The RBA will likely welcome the economic resilience, but with some apprehension. More spending means more demand and when demand is strong, businesses are more likely to pass on price increases. With the labour market still tight and unit labour costs rising 5.4% over the year, the conditions for stickier inflation are present.

Following recent economic data, the RBA is now expected to hold the cash rate steady in December and possibly through 2026. The grinch that is inflation has almost certainly stolen a Christmas interest rate cut. The tone has now markedly shifted, with some even predicting interest rates increases next year.

What this means for investors

For now, markets are pricing in stability, but the balance of risks is tilting. Strong household spending is a double-edged sword in that it supports growth, but also fans inflation. That’s especially relevant for interest rate sensitive parts of the market.

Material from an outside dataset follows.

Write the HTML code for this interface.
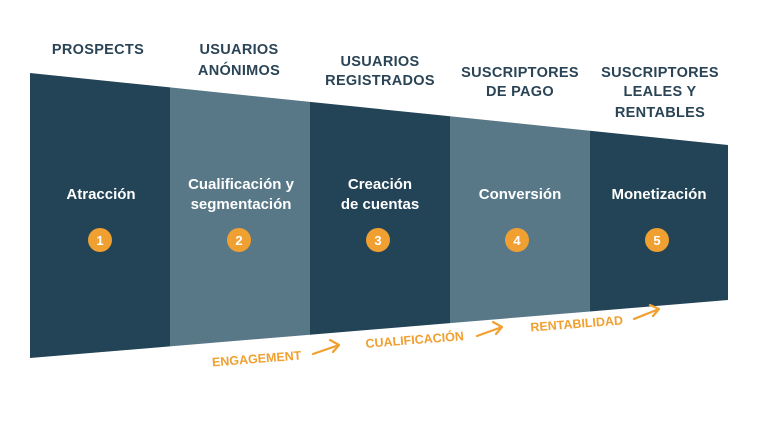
<!DOCTYPE html>
<html><head><meta charset="utf-8"><style>
html,body{margin:0;padding:0;background:#fff;}
svg{display:block;font-family:"Liberation Sans",sans-serif;font-weight:bold;}
</style></head><body>
<svg width="776" height="425" viewBox="0 0 776 425" xmlns="http://www.w3.org/2000/svg">
<polygon points="30,73 170,87.4 170,346.4 30,358" fill="#234457"/>
<polygon points="170,87.4 310,101.9 310,334.7 170,346.4" fill="#587888"/>
<polygon points="310,101.9 450,116.3 450,323.1 310,334.7" fill="#234457"/>
<polygon points="450,116.3 590,130.8 590,311.5 450,323.1" fill="#587888"/>
<polygon points="590,130.8 728,145 728,300 590,311.5" fill="#234457"/>

<g fill="#2a4456" font-size="14.5" text-anchor="middle" letter-spacing="0.3">
<text x="98" y="54">PROSPECTS</text>
<text x="239" y="54">USUARIOS</text><text x="239" y="75">ANÓNIMOS</text>
<text x="380" y="66">USUARIOS</text><text x="380" y="85">REGISTRADOS</text>
<text x="520" y="77">SUSCRIPTORES</text><text x="520" y="96">DE PAGO</text>
<text x="660" y="77">SUSCRIPTORES</text><text x="660" y="96">LEALES Y</text><text x="660" y="117">RENTABLES</text>
</g>

<g fill="#fff" font-size="15" text-anchor="middle">
<text x="101" y="199">Atracción</text>
<text x="241" y="189">Cualificación y</text><text x="241" y="209">segmentación</text>
<text x="380" y="189">Creación</text><text x="380" y="209">de cuentas</text>
<text x="520" y="199">Conversión</text>
<text x="659" y="199">Monetización</text>
</g>

<g fill="#f0a030">
<circle cx="100" cy="240" r="12"/><circle cx="239" cy="240" r="12"/><circle cx="378" cy="240" r="12"/><circle cx="517" cy="240" r="12"/><circle cx="657" cy="240" r="12"/>
</g>
<g fill="#fff" font-size="13" text-anchor="middle">
<text x="100" y="245">1</text><text x="239" y="245">2</text><text x="378" y="245">3</text><text x="517" y="245">4</text><text x="657" y="245">5</text>
</g>

<g fill="#f0a030" font-size="12.5" text-anchor="middle">
<text x="257" y="363" transform="rotate(-4.5 257 363)">ENGAGEMENT</text>
<text x="415" y="344" transform="rotate(-4.5 415 344)">CUALIFICACIÓN</text>
<text x="577" y="328" transform="rotate(-4.5 577 328)">RENTABILIDAD</text>
</g>
<g stroke="#f0a030" stroke-width="2.2" fill="none" stroke-linecap="round" stroke-linejoin="round">
<path d="M313,354 L339,345 M330,340 L339,345 L333,352"/>
<path d="M477,336 L502,327 M493,322 L502,327 L496,334"/>
<path d="M634,319 L659,309 M650,305 L659,309 L653,316"/>
</g>
</svg>
</body></html>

Public spending is expected to moderate, while private investment reaccelerates. The speed and combination of which is expected to either help or hurt inflationary pressure.

For investors, this is a moment to stay the course and remain diversified. Inflation and the RBA may not be done with us yet. We’re watching the upcoming inflation data closely. If it surprises to the upside, brace for a louder conversation around interest rate hikes early in the new year.

 

The week ahead

Locally, the RBA is expected to hold the cash rate steady at Tuesday’s meeting, though any hawkish commentary or indication that inflation risks remain elevated could reignite expectations of future rate hikes.

Overseas, the US Federal Reserve will announce their monetary policy decision on Wednesday. There is optimism regarding the chance of a rate cut, with around a 90% chance of a 0.25% reduction, potentially influencing markets to propel in the coming weeks.